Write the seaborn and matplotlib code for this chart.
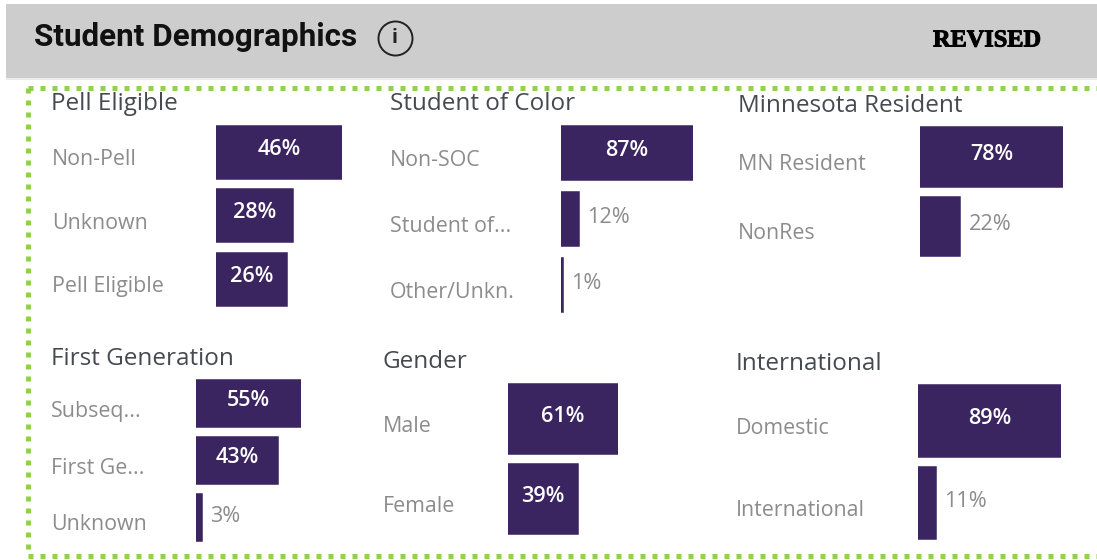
import matplotlib
matplotlib.use("Agg")
import matplotlib.pyplot as plt
import matplotlib.patheffects as pe
import seaborn as sns
from matplotlib.lines import Line2D
from matplotlib.patches import Rectangle
from matplotlib.transforms import ScaledTranslation

W, H = 1097, 560

pell_labels = ["Non-Pell", "Unknown", "Pell Eligible"]
pell_values = [46, 28, 26]
soc_labels = ["Non-SOC", "Student of...", "Other/Unkn."]
soc_values = [87, 12, 1]
mn_labels = ["MN Resident", "NonRes"]
mn_values = [78, 22]
gen_labels = ["Subseq...", "First Ge...", "Unknown"]
gen_values = [55, 43, 3]
gender_labels = ["Male", "Female"]
gender_values = [61, 39]
intl_labels = ["Domestic", "International"]
intl_values = [89, 11]

PURPLE = "#3b2560"
GREY = "#8c8c8c"
TITLE_GREY = "#454a50"
GREEN = "#92d050"

sns.set_theme(style="white")
plt.rcParams["font.family"] = ["Open Sans", "DejaVu Sans"]

fig = plt.figure(figsize=(W / 100, H / 100), dpi=100, facecolor="white")


def px_axes(x0, x1, y0, y1):
    return fig.add_axes([x0 / W, 1 - y1 / H, (x1 - x0) / W, (y1 - y0) / H])


def fig_text(x, y, s, **kw):
    return fig.text(x / W, 1 - y / H, s, **kw)


def draw_panel(title, title_x, title_y, labels, values, label_x, x0, x1, y0, y1, bar_w):
    # x1 is where the largest bar ends, so each panel has its own scale
    ax = px_axes(x0, x1, y0, y1)
    sns.barplot(x=values, y=labels, ax=ax, color=PURPLE, width=bar_w, orient="h", saturation=1,
                edgecolor=PURPLE, linewidth=1.1)
    ax.set_xlim(0, max(values))
    ax.set_ylim(len(values) - 0.5, -0.5)
    sns.despine(ax=ax, left=True, bottom=True)
    ax.set_xticks([])
    ax.set_xlabel("")
    ax.set_ylabel("")
    ax.tick_params(axis="y", length=0, pad=(x0 - label_x) * 0.72, labelsize=15.4, labelcolor=GREY)
    shift = ScaledTranslation(0, -5 / 100, fig.dpi_scale_trans)
    for lab in ax.get_yticklabels():
        lab.set_ha("left")
        lab.set_transform(lab.get_transform() + shift)
    for i, v in enumerate(values):
        if v >= 25:
            ax.annotate(f"{v}%", (v / 2, i), xytext=(0, 2), textcoords="offset points",
                        ha="center", va="center", color="white", fontsize=15.6, fontweight="semibold")
        else:
            ax.annotate(f"{v}%", (v, i), xytext=(6, 1), textcoords="offset points",
                        ha="left", va="center", color=GREY, fontsize=15.6)
    fig_text(title_x, title_y, title, fontsize=17.5, color=TITLE_GREY, va="center", ha="left")


# header band and the faint shadow under it
fig.add_artist(Rectangle((6 / W, 1 - 78 / H), (W - 6) / W, 74 / H, transform=fig.transFigure,
                         facecolor="#cdcdcd", edgecolor="none"))
fig.add_artist(Rectangle((6 / W, 1 - 80 / H), (W - 6) / W, 2 / H, transform=fig.transFigure,
                         facecolor="#ececec", edgecolor="none"))
fig_text(34, 36.5, "Student Demographics", fontsize=22.6, fontweight="bold", family=["Roboto", "DejaVu Sans"],
         color="#111111", va="center")
fig.add_artist(Line2D([395 / W], [1 - 38 / H], marker="o", ms=24.5, mfc="none", mec="#222222", mew=1.4,
                      transform=fig.transFigure))
fig_text(395, 38, "i", fontsize=14, fontweight="bold", color="#222222", ha="center", va="center")
revised = fig_text(987, 41, "REVISED", fontsize=17.5, fontweight="bold", family="Liberation Serif",
                   color="black", ha="center", va="center")
revised.set_path_effects([pe.withStroke(linewidth=0.7, foreground="black")])

# dotted green frame, open on the right like the source
for xs, ys in [((28, W), (88, 88)), ((28, 28), (88, 556)), ((28, W), (556, 556))]:
    fig.add_artist(Line2D([x / W for x in xs], [1 - y / H for y in ys], color=GREEN, lw=3.6,
                          linestyle=(0, (1, 1.4)), transform=fig.transFigure))

draw_panel("Pell Eligible", 51, 104, pell_labels, pell_values, 52, 216, 342, 120.5, 311, 0.835)
draw_panel("Student of Color", 390, 104, soc_labels, soc_values, 390, 561, 693, 120, 318, 0.83)
draw_panel("Minnesota Resident", 738, 106, mn_labels, mn_values, 738, 920, 1063, 122.5, 261, 0.86)
draw_panel("First Generation", 51, 359, gen_labels, gen_values, 51, 196, 301, 375, 546, 0.835)
draw_panel("Gender", 383, 362, gender_labels, gender_values, 383, 508, 618, 379, 539, 0.88)
draw_panel("International", 736, 364, intl_labels, intl_values, 736, 918, 1061, 380.5, 543.5, 0.88)

fig.savefig("out.png", dpi=100)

--*--

• SHORT PROBLEM: Please set down each line of the data above exactly as written, without the pictures.

• COMPLETE OUTPUT:
Write the seaborn and matplotlib code for this chart.
import matplotlib
matplotlib.use("Agg")
import matplotlib.pyplot as plt
import matplotlib.patheffects as pe
import seaborn as sns
from matplotlib.lines import Line2D
from matplotlib.patches import Rectangle
from matplotlib.transforms import ScaledTranslation

W, H = 1097, 560

pell_labels = ["Non-Pell", "Unknown", "Pell Eligible"]
pell_values = [46, 28, 26]
soc_labels = ["Non-SOC", "Student of...", "Other/Unkn."]
soc_values = [87, 12, 1]
mn_labels = ["MN Resident", "NonRes"]
mn_values = [78, 22]
gen_labels = ["Subseq...", "First Ge...", "Unknown"]
gen_values = [55, 43, 3]
gender_labels = ["Male", "Female"]
gender_values = [61, 39]
intl_labels = ["Domestic", "International"]
intl_values = [89, 11]

PURPLE = "#3b2560"
GREY = "#8c8c8c"
TITLE_GREY = "#454a50"
GREEN = "#92d050"

sns.set_theme(style="white")
plt.rcParams["font.family"] = ["Open Sans", "DejaVu Sans"]

fig = plt.figure(figsize=(W / 100, H / 100), dpi=100, facecolor="white")


def px_axes(x0, x1, y0, y1):
    return fig.add_axes([x0 / W, 1 - y1 / H, (x1 - x0) / W, (y1 - y0) / H])


def fig_text(x, y, s, **kw):
    return fig.text(x / W, 1 - y / H, s, **kw)


def draw_panel(title, title_x, title_y, labels, values, label_x, x0, x1, y0, y1, bar_w):
    # x1 is where the largest bar ends, so each panel has its own scale
    ax = px_axes(x0, x1, y0, y1)
    sns.barplot(x=values, y=labels, ax=ax, color=PURPLE, width=bar_w, orient="h", saturation=1,
                edgecolor=PURPLE, linewidth=1.1)
    ax.set_xlim(0, max(values))
    ax.set_ylim(len(values) - 0.5, -0.5)
    sns.despine(ax=ax, left=True, bottom=True)
    ax.set_xticks([])
    ax.set_xlabel("")
    ax.set_ylabel("")
    ax.tick_params(axis="y", length=0, pad=(x0 - label_x) * 0.72, labelsize=15.4, labelcolor=GREY)
    shift = ScaledTranslation(0, -5 / 100, fig.dpi_scale_trans)
    for lab in ax.get_yticklabels():
        lab.set_ha("left")
        lab.set_transform(lab.get_transform() + shift)
    for i, v in enumerate(values):
        if v >= 25:
            ax.annotate(f"{v}%", (v / 2, i), xytext=(0, 2), textcoords="offset points",
                        ha="center", va="center", color="white", fontsize=15.6, fontweight="semibold")
        else:
            ax.annotate(f"{v}%", (v, i), xytext=(6, 1), textcoords="offset points",
                        ha="left", va="center", color=GREY, fontsize=15.6)
    fig_text(title_x, title_y, title, fontsize=17.5, color=TITLE_GREY, va="center", ha="left")


# header band and the faint shadow under it
fig.add_artist(Rectangle((6 / W, 1 - 78 / H), (W - 6) / W, 74 / H, transform=fig.transFigure,
                         facecolor="#cdcdcd", edgecolor="none"))
fig.add_artist(Rectangle((6 / W, 1 - 80 / H), (W - 6) / W, 2 / H, transform=fig.transFigure,
                         facecolor="#ececec", edgecolor="none"))
fig_text(34, 36.5, "Student Demographics", fontsize=22.6, fontweight="bold", family=["Roboto", "DejaVu Sans"],
         color="#111111", va="center")
fig.add_artist(Line2D([395 / W], [1 - 38 / H], marker="o", ms=24.5, mfc="none", mec="#222222", mew=1.4,
                      transform=fig.transFigure))
fig_text(395, 38, "i", fontsize=14, fontweight="bold", color="#222222", ha="center", va="center")
revised = fig_text(987, 41, "REVISED", fontsize=17.5, fontweight="bold", family="Liberation Serif",
                   color="black", ha="center", va="center")
revised.set_path_effects([pe.withStroke(linewidth=0.7, foreground="black")])

# dotted green frame, open on the right like the source
for xs, ys in [((28, W), (88, 88)), ((28, 28), (88, 556)), ((28, W), (556, 556))]:
    fig.add_artist(Line2D([x / W for x in xs], [1 - y / H for y in ys], color=GREEN, lw=3.6,
                          linestyle=(0, (1, 1.4)), transform=fig.transFigure))

draw_panel("Pell Eligible", 51, 104, pell_labels, pell_values, 52, 216, 342, 120.5, 311, 0.835)
draw_panel("Student of Color", 390, 104, soc_labels, soc_values, 390, 561, 693, 120, 318, 0.83)
draw_panel("Minnesota Resident", 738, 106, mn_labels, mn_values, 738, 920, 1063, 122.5, 261, 0.86)
draw_panel("First Generation", 51, 359, gen_labels, gen_values, 51, 196, 301, 375, 546, 0.835)
draw_panel("Gender", 383, 362, gender_labels, gender_values, 383, 508, 618, 379, 539, 0.88)
draw_panel("International", 736, 364, intl_labels, intl_values, 736, 918, 1061, 380.5, 543.5, 0.88)

fig.savefig("out.png", dpi=100)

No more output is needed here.